In the book, Tom is McCarty’s protégé, but is unable to represent him because of a conflict of interest – Tom’s firm represents McCarty’s largest creditor. Would the moral/ethical considerations be different if Tom were McCarty’s lawyer?
Perhaps Professor Rapoport can comment on this issue?
The issue is not as far fetched as you might think. In this recession, as in the one that plagued Houston in the 1980’s, many prominent people have had to file bankruptcy. Their first thought is generally not how they can pay their creditors but how they can protect their assets. They frequently confess this wish to their attorneys even before they file. The question arises in several ways. First, most states (and the Bankruptcy Code) permit an individual to claim property of a certain type and value as “exempt”. The property includes things like household furnishings, personal clothing, cars, etc. There is also a “wild card” exemption – property less than a certain value, regardless of the type.

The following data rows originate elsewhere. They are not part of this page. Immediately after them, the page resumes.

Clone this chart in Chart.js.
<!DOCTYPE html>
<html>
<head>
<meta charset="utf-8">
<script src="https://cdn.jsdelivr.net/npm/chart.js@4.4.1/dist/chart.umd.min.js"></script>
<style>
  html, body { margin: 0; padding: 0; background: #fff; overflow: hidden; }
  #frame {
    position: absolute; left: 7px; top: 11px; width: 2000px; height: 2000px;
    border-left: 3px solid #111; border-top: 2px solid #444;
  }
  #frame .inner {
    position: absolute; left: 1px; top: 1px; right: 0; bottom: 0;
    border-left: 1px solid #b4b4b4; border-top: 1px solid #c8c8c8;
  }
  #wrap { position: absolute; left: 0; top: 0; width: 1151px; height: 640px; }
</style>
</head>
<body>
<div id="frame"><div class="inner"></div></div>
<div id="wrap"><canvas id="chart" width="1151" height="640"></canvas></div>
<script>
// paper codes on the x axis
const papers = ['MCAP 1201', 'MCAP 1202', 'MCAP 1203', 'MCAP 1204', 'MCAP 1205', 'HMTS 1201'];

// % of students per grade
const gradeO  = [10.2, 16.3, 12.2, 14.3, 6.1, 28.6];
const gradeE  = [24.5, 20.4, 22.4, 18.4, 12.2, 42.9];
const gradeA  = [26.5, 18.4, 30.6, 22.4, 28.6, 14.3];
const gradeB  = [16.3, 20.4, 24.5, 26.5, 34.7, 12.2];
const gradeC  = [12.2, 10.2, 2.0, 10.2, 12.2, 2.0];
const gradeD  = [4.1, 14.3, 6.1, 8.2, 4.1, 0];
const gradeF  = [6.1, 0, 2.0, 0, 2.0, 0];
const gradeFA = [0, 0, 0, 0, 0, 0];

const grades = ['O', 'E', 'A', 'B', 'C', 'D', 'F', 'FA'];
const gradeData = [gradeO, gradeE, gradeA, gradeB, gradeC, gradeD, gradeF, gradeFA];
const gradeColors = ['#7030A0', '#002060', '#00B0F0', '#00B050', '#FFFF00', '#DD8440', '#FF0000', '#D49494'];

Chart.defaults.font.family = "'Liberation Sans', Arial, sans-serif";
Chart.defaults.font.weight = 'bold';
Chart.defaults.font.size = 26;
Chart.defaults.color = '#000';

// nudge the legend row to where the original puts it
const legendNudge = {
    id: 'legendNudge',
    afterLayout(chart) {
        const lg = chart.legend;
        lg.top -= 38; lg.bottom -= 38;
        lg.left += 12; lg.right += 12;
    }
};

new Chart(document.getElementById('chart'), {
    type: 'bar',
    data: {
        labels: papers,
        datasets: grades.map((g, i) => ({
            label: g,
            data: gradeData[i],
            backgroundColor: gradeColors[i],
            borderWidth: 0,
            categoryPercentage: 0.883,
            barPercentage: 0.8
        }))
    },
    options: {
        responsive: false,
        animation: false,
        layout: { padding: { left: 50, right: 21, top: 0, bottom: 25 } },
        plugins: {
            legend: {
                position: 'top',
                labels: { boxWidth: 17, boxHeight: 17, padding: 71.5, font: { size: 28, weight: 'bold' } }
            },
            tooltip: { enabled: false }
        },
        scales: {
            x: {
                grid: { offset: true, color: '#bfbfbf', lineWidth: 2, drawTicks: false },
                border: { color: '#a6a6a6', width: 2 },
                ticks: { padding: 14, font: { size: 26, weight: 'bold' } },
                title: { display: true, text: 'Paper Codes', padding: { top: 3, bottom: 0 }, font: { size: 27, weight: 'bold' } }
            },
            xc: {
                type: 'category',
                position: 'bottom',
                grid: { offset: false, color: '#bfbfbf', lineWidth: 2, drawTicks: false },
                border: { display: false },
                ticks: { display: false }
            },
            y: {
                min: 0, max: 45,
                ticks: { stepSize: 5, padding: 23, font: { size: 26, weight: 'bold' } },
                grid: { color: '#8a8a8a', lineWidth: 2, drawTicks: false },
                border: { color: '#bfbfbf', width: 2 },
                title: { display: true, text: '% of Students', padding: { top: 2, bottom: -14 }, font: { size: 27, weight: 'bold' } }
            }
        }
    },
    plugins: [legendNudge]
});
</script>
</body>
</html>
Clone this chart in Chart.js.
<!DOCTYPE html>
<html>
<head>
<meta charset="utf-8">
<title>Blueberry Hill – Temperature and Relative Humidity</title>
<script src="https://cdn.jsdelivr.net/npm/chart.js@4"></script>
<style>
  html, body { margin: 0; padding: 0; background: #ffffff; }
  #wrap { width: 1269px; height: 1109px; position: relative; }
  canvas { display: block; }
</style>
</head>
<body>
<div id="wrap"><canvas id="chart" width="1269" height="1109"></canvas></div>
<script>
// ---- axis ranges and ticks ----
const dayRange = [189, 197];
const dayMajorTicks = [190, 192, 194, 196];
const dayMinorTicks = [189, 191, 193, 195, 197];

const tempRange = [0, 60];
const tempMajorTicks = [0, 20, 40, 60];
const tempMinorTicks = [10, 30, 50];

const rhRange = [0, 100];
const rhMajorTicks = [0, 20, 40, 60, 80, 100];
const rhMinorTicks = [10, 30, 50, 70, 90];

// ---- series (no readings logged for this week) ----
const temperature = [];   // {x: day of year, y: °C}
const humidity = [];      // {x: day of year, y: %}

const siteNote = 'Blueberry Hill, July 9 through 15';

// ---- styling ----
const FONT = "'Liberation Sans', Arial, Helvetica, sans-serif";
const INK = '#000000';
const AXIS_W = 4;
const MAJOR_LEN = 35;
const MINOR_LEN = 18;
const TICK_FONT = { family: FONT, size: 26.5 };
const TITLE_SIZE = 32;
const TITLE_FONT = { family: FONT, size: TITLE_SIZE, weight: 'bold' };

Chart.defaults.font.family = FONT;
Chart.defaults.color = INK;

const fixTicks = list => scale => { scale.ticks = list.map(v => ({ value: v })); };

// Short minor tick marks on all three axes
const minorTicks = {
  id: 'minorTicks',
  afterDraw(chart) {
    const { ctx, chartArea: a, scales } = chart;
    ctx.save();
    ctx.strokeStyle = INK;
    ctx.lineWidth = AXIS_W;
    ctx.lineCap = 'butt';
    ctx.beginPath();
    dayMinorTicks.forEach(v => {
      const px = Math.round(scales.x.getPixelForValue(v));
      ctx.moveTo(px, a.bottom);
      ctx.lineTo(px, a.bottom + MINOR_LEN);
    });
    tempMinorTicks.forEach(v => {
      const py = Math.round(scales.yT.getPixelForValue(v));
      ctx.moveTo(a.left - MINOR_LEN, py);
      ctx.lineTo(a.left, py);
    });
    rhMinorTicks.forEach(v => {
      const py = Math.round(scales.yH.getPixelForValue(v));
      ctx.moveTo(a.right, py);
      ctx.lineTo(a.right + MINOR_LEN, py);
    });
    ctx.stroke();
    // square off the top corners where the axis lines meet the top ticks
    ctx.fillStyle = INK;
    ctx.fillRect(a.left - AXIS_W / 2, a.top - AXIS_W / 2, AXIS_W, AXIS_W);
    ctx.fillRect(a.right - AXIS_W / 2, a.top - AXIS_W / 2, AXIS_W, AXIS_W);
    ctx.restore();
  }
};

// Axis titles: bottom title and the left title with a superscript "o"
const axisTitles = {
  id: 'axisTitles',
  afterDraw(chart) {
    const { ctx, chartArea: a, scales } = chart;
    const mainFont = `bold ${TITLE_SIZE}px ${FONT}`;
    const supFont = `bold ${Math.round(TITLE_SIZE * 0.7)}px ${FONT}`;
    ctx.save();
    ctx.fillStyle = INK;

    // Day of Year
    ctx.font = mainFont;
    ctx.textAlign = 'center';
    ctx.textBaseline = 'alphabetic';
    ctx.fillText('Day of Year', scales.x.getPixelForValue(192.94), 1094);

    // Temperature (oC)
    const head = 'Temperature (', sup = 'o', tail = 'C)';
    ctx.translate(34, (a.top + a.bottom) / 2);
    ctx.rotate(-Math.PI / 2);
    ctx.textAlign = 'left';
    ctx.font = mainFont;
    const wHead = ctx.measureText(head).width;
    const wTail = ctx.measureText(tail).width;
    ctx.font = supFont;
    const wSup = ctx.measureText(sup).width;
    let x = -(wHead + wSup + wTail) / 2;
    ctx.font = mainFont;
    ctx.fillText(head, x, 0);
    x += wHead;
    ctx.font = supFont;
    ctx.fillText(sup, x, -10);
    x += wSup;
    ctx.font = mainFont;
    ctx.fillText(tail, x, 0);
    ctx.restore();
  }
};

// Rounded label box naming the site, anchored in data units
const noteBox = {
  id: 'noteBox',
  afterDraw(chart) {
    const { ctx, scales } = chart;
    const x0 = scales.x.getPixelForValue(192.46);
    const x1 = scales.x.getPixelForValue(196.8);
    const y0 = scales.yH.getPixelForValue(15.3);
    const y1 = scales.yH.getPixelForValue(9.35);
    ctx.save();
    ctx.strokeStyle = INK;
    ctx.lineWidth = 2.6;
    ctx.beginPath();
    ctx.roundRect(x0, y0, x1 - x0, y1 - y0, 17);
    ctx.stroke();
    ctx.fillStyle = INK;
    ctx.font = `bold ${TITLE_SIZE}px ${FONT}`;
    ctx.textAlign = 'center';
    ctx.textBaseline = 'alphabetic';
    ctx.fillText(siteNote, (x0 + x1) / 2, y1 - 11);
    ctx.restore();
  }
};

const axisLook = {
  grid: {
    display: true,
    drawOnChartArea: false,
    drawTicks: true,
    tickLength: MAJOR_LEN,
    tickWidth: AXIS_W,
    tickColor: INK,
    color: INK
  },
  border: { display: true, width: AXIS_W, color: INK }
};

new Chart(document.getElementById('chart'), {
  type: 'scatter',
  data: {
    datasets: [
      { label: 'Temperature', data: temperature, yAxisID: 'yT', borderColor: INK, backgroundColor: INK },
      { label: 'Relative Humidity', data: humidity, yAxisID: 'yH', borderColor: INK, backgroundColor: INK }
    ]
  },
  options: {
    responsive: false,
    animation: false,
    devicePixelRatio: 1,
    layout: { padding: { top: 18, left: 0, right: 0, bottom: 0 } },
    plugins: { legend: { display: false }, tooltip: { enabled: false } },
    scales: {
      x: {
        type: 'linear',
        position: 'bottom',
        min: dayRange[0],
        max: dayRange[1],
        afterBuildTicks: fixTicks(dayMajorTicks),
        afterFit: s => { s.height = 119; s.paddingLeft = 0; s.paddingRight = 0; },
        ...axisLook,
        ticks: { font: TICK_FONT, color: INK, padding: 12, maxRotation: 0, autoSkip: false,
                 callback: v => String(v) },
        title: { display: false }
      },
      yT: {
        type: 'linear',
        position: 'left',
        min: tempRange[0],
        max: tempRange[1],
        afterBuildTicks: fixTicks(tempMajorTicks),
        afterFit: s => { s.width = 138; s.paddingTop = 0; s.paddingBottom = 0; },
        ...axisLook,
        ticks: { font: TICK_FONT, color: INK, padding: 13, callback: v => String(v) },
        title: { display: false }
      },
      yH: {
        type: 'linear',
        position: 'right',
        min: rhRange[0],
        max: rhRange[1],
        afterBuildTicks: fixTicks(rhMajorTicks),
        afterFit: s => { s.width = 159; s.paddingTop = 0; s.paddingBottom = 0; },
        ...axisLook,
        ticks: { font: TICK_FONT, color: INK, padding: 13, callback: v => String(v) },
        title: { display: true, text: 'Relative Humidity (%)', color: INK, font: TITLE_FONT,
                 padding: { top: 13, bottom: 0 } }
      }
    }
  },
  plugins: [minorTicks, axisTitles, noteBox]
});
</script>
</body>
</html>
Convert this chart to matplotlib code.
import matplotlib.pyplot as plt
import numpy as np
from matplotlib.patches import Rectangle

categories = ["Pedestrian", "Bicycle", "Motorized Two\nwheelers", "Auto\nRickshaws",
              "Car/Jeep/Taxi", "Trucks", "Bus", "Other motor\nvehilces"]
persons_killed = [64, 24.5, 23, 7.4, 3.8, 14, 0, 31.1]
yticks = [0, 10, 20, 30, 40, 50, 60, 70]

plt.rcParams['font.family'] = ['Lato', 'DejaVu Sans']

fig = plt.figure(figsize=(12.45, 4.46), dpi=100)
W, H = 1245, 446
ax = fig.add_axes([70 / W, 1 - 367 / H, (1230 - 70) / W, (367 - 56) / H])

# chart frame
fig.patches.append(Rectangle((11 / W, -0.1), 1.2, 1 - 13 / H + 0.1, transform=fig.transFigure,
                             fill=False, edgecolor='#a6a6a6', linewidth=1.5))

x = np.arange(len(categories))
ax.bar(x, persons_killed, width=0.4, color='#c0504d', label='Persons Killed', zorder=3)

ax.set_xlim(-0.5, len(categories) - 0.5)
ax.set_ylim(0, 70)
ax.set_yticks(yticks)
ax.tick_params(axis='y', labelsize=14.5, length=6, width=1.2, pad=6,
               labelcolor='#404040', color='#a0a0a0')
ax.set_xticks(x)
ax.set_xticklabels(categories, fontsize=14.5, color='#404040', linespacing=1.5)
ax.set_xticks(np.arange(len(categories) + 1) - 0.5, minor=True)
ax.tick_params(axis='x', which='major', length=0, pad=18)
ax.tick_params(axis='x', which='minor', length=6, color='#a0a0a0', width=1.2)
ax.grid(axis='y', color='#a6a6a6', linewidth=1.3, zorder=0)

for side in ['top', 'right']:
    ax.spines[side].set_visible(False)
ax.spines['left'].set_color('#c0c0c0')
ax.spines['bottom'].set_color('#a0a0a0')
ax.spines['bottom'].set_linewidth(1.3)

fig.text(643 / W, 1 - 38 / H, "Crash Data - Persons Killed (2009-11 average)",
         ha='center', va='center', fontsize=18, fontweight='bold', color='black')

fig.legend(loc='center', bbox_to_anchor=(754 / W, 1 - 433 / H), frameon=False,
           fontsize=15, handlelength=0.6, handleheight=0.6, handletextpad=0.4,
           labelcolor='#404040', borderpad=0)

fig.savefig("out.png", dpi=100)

Of course, the exemption all depends on how property is valued. If household furnishings include an antique armoire, how is it valued? How closely does the lawyer have to check their client’s evaluation?
The issue can also arise after the bankruptcy filing, when the lawyer spots his client cruising around town in a Jaguar that was not listed as one of the Debtor’s automobiles.
In better times, the debtor’s truthfulness would be double checked by the bankruptcy trustee. But in these days, with thousands of bankruptcies being filed, trustees are overwhelmed. They depend on the bankruptcy attorneys to be the watchdogs.
Is this appropriate? How diligent must the lawyer be in checking the client’s list and value of assets? If the lawyer has a client they know is trying to hide something, what should they do? Doesn’t attorney client privilege protect the lawyer? Can the client sue the lawyer if he tattles?
What do you think?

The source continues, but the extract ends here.